Transcribe the material word for word, but without the images.

======== Items

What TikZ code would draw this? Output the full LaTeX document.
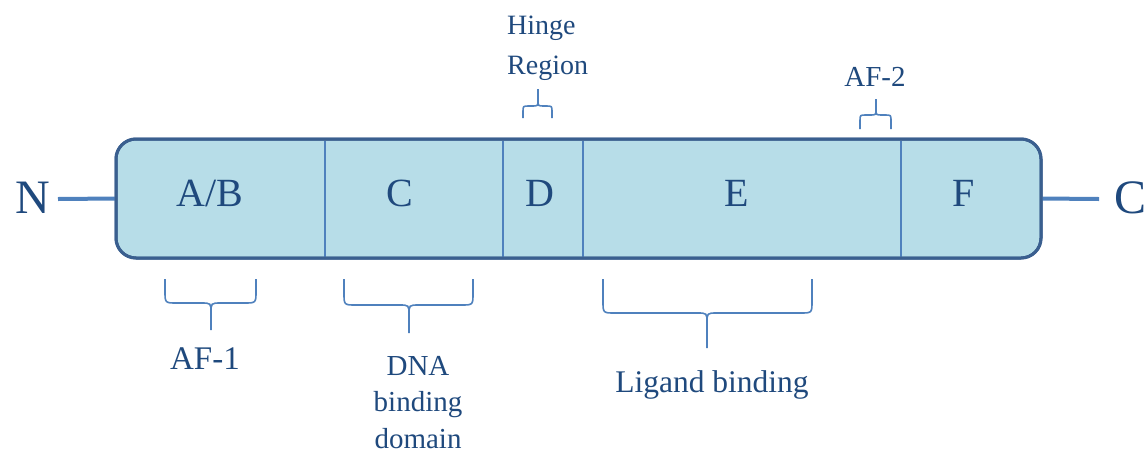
\documentclass[tikz,border=0pt]{standalone}
\usepackage{fontspec}
\setmainfont{Liberation Serif}
\definecolor{txtblue}{HTML}{1F497D}
\definecolor{boxborder}{HTML}{3A5F8F}
\definecolor{boxfill}{HTML}{B7DDE8}
\definecolor{midblue}{HTML}{4F81BD}
\tikzset{
  brace/.style={draw=midblue, line width=1.6pt},
  divider/.style={draw=midblue, line width=1.4pt},
  term/.style={draw=midblue, line width=4pt},
  lbl/.style={text=txtblue, inner sep=0pt, anchor=base},
}
\newcommand\bracedn[6]{% x1 x2 xt ytop yh ybot
  \draw[brace] (#1,#4) -- (#1,#5-12) .. controls (#1,#5) .. (#1+12,#5) -- (#3-10,#5) .. controls (#3,#5) .. (#3,#5+10) -- (#3,#6);
  \draw[brace] (#2,#4) -- (#2,#5-12) .. controls (#2,#5) .. (#2-12,#5) -- (#3+10,#5) .. controls (#3,#5) .. (#3,#5+10);
}
\newcommand\braceup[6]{% x1 x2 xt ybot yh ytop
  \draw[brace] (#1,#4) -- (#1,#5+6) .. controls (#1,#5) .. (#1+6,#5) -- (#3-6,#5) .. controls (#3,#5) .. (#3,#5-6) -- (#3,#6);
  \draw[brace] (#2,#4) -- (#2,#5+6) .. controls (#2,#5) .. (#2-6,#5) -- (#3+6,#5) .. controls (#3,#5) .. (#3,#5-6);
}
\begin{document}
\begin{tikzpicture}[x=1pt,y=-1pt]
\useasboundingbox (0,0) rectangle (1147,453);
% terminal lines
\coordinate (nend) at (58,199);
\coordinate (cend) at (1099,199);
\node[draw=boxborder, line width=3pt, fill=boxfill, rounded corners=20pt,
      minimum width=925pt, minimum height=119pt, inner sep=0pt, outer sep=0pt] (box) at (578.5,198.5) {};
\draw[term] (nend) -- (box.west);
\draw[term] (box.east) -- (cend);
% dividers
\foreach \x/\n in {325/d1,503/d2,583/d3,901/d4}{
  \coordinate (\n t) at (\x,140.5);
  \coordinate (\n b) at (\x,256.5);
  \draw[divider] (\n t) -- (\n b);
}
\draw[draw=boxborder, line width=3pt, rounded corners=20pt] (116,139) rectangle (1041,258);
% domain letters
\begin{scope}[every node/.style={lbl, font=\fontsize{40}{40}\selectfont}]
\node (ab) at (210,206) {A/B};
\node (c) at (400,206) {C};
\node (d) at (540,206) {D};
\node (e) at (737,206) {E};
\node (f) at (964,206) {F};
\end{scope}
\node[lbl, font=\fontsize{48}{48}\selectfont] (N) at (33,213) {N};
\node[lbl, font=\fontsize{48}{48}\selectfont] (Cterm) at (1130,213) {C};
% top labels
\node[lbl, anchor=base west, align=left, font=\fontsize{28}{40}\selectfont] (hinge) at (507,74) {Hinge\\Region};
\node[lbl, font=\fontsize{29}{29}\selectfont] (af2) at (875,86) {AF-2};
\braceup{523}{552}{538}{118}{106}{89}
\braceup{860}{891}{876}{129}{115}{99}
% bottom braces and labels
\bracedn{165}{256}{211}{279}{303}{330}
\bracedn{344}{473}{409}{279}{305}{333}
\bracedn{603}{812}{707}{279}{313}{348}
\node[lbl, font=\fontsize{33}{33}\selectfont] (af1) at (205,369) {AF-1};
\node[lbl, align=center, font=\fontsize{29}{36.5}\selectfont] (dna) at (418,448) {DNA\\binding\\domain};
\node[lbl, font=\fontsize{31.5}{31.5}\selectfont] (lig) at (712,392) {Ligand binding};
\end{tikzpicture}
\end{document}
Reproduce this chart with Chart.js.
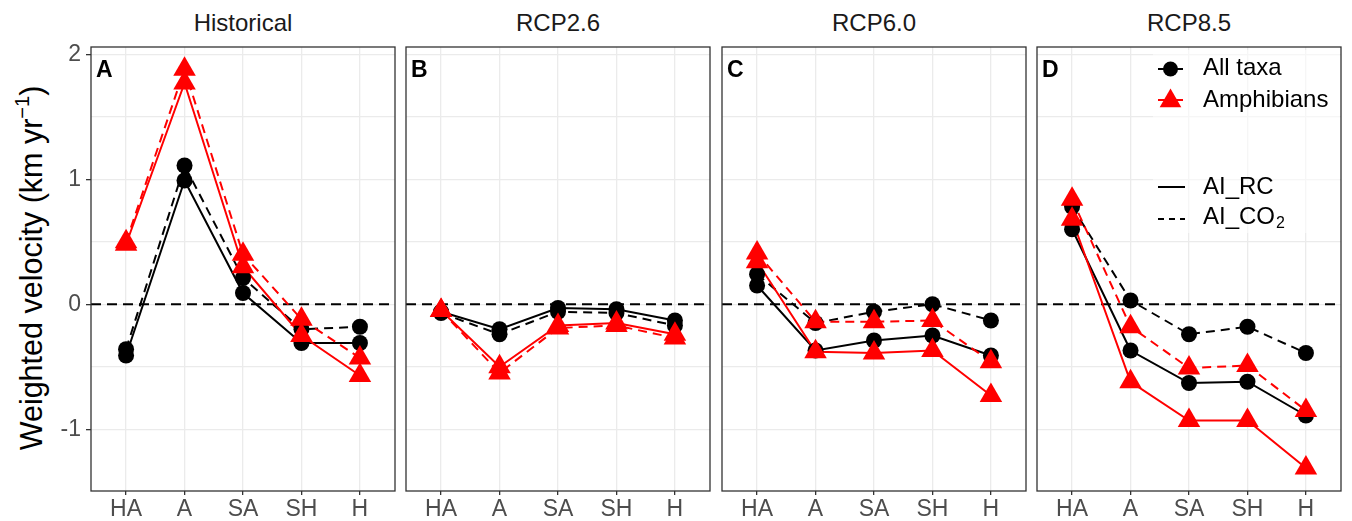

================

### Task output:
What TikZ code would draw this? Output the full LaTeX document.
\documentclass[tikz,border=0pt]{standalone}
\usepackage{fontspec}
\setmainfont{Liberation Serif}
\definecolor{txtblue}{HTML}{1F497D}
\definecolor{boxborder}{HTML}{3A5F8F}
\definecolor{boxfill}{HTML}{B7DDE8}
\definecolor{midblue}{HTML}{4F81BD}
\tikzset{
  brace/.style={draw=midblue, line width=1.6pt},
  divider/.style={draw=midblue, line width=1.4pt},
  term/.style={draw=midblue, line width=4pt},
  lbl/.style={text=txtblue, inner sep=0pt, anchor=base},
}
\newcommand\bracedn[6]{% x1 x2 xt ytop yh ybot
  \draw[brace] (#1,#4) -- (#1,#5-12) .. controls (#1,#5) .. (#1+12,#5) -- (#3-10,#5) .. controls (#3,#5) .. (#3,#5+10) -- (#3,#6);
  \draw[brace] (#2,#4) -- (#2,#5-12) .. controls (#2,#5) .. (#2-12,#5) -- (#3+10,#5) .. controls (#3,#5) .. (#3,#5+10);
}
\newcommand\braceup[6]{% x1 x2 xt ybot yh ytop
  \draw[brace] (#1,#4) -- (#1,#5+6) .. controls (#1,#5) .. (#1+6,#5) -- (#3-6,#5) .. controls (#3,#5) .. (#3,#5-6) -- (#3,#6);
  \draw[brace] (#2,#4) -- (#2,#5+6) .. controls (#2,#5) .. (#2-6,#5) -- (#3+6,#5) .. controls (#3,#5) .. (#3,#5-6);
}
\begin{document}
\begin{tikzpicture}[x=1pt,y=-1pt]
\useasboundingbox (0,0) rectangle (1147,453);
% terminal lines
\coordinate (nend) at (58,199);
\coordinate (cend) at (1099,199);
\node[draw=boxborder, line width=3pt, fill=boxfill, rounded corners=20pt,
      minimum width=925pt, minimum height=119pt, inner sep=0pt, outer sep=0pt] (box) at (578.5,198.5) {};
\draw[term] (nend) -- (box.west);
\draw[term] (box.east) -- (cend);
% dividers
\foreach \x/\n in {325/d1,503/d2,583/d3,901/d4}{
  \coordinate (\n t) at (\x,140.5);
  \coordinate (\n b) at (\x,256.5);
  \draw[divider] (\n t) -- (\n b);
}
\draw[draw=boxborder, line width=3pt, rounded corners=20pt] (116,139) rectangle (1041,258);
% domain letters
\begin{scope}[every node/.style={lbl, font=\fontsize{40}{40}\selectfont}]
\node (ab) at (210,206) {A/B};
\node (c) at (400,206) {C};
\node (d) at (540,206) {D};
\node (e) at (737,206) {E};
\node (f) at (964,206) {F};
\end{scope}
\node[lbl, font=\fontsize{48}{48}\selectfont] (N) at (33,213) {N};
\node[lbl, font=\fontsize{48}{48}\selectfont] (Cterm) at (1130,213) {C};
% top labels
\node[lbl, anchor=base west, align=left, font=\fontsize{28}{40}\selectfont] (hinge) at (507,74) {Hinge\\Region};
\node[lbl, font=\fontsize{29}{29}\selectfont] (af2) at (875,86) {AF-2};
\braceup{523}{552}{538}{118}{106}{89}
\braceup{860}{891}{876}{129}{115}{99}
% bottom braces and labels
\bracedn{165}{256}{211}{279}{303}{330}
\bracedn{344}{473}{409}{279}{305}{333}
\bracedn{603}{812}{707}{279}{313}{348}
\node[lbl, font=\fontsize{33}{33}\selectfont] (af1) at (205,369) {AF-1};
\node[lbl, align=center, font=\fontsize{29}{36.5}\selectfont] (dna) at (418,448) {DNA\\binding\\domain};
\node[lbl, font=\fontsize{31.5}{31.5}\selectfont] (lig) at (712,392) {Ligand binding};
\end{tikzpicture}
\end{document}
Reproduce this chart with Chart.js.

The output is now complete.